→ **Aim**:
Nothing but the lines from the line that contains "Recreate this image" through the line that contains "v in shares]" should appear in the output, each reproduced exactly.

→ **Entries shown**:
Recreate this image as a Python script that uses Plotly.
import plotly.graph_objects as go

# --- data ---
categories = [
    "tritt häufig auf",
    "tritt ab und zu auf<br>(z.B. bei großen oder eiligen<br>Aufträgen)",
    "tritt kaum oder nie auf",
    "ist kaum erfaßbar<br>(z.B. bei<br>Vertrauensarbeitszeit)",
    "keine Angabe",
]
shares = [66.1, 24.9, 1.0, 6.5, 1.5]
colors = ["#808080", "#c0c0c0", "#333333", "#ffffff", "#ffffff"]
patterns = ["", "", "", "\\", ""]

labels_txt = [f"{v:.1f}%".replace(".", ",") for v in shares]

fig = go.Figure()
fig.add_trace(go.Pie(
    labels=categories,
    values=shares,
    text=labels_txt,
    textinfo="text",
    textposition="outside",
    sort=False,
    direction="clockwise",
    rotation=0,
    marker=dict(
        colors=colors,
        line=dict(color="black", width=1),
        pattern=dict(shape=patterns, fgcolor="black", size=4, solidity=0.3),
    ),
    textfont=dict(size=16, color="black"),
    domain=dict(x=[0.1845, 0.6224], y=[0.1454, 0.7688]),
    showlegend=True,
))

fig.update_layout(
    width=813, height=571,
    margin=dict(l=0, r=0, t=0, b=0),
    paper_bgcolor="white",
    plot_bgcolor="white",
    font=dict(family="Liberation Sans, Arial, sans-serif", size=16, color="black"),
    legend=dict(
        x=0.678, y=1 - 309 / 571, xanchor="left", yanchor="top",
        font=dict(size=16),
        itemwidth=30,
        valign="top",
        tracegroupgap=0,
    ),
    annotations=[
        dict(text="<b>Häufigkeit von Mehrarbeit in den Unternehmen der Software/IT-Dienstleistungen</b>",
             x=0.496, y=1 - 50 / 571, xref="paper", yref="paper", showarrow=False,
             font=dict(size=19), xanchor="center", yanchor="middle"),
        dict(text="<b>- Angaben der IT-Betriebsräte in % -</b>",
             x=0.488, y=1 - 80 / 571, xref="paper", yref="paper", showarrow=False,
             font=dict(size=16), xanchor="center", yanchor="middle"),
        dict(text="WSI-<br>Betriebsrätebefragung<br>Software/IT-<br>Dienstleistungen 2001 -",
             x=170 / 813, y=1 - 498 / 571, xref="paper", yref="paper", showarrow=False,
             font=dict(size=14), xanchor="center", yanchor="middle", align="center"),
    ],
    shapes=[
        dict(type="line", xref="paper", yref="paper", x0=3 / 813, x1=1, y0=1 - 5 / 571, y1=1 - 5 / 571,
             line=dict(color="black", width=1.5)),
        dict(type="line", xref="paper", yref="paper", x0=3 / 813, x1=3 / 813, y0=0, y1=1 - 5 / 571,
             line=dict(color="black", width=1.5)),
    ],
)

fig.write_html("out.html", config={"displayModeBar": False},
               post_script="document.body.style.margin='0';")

==

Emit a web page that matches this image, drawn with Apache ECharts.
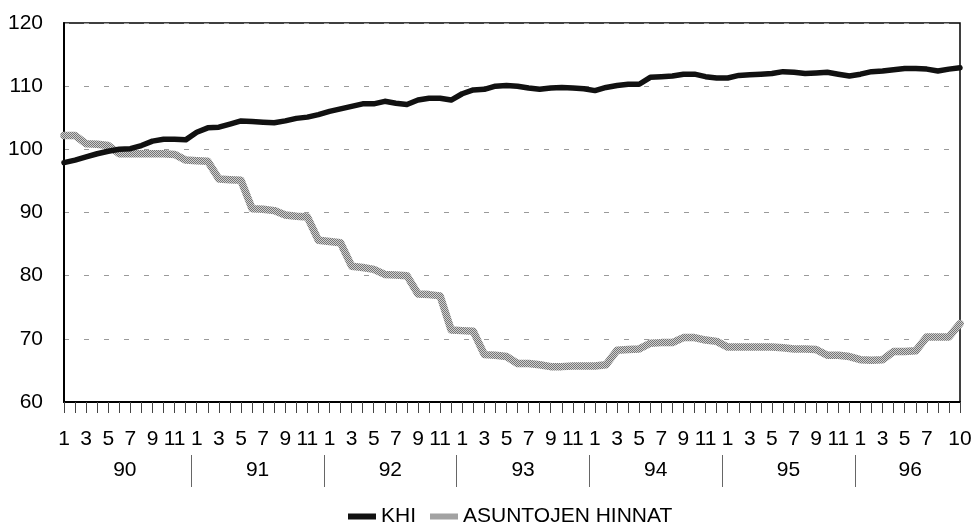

→ **Answer below**:
Recreate this image as a Python script that uses Plotly.
import plotly.graph_objects as go

# --- data ---
categories = [
    "tritt häufig auf",
    "tritt ab und zu auf<br>(z.B. bei großen oder eiligen<br>Aufträgen)",
    "tritt kaum oder nie auf",
    "ist kaum erfaßbar<br>(z.B. bei<br>Vertrauensarbeitszeit)",
    "keine Angabe",
]
shares = [66.1, 24.9, 1.0, 6.5, 1.5]
colors = ["#808080", "#c0c0c0", "#333333", "#ffffff", "#ffffff"]
patterns = ["", "", "", "\\", ""]

labels_txt = [f"{v:.1f}%".replace(".", ",") for v in shares]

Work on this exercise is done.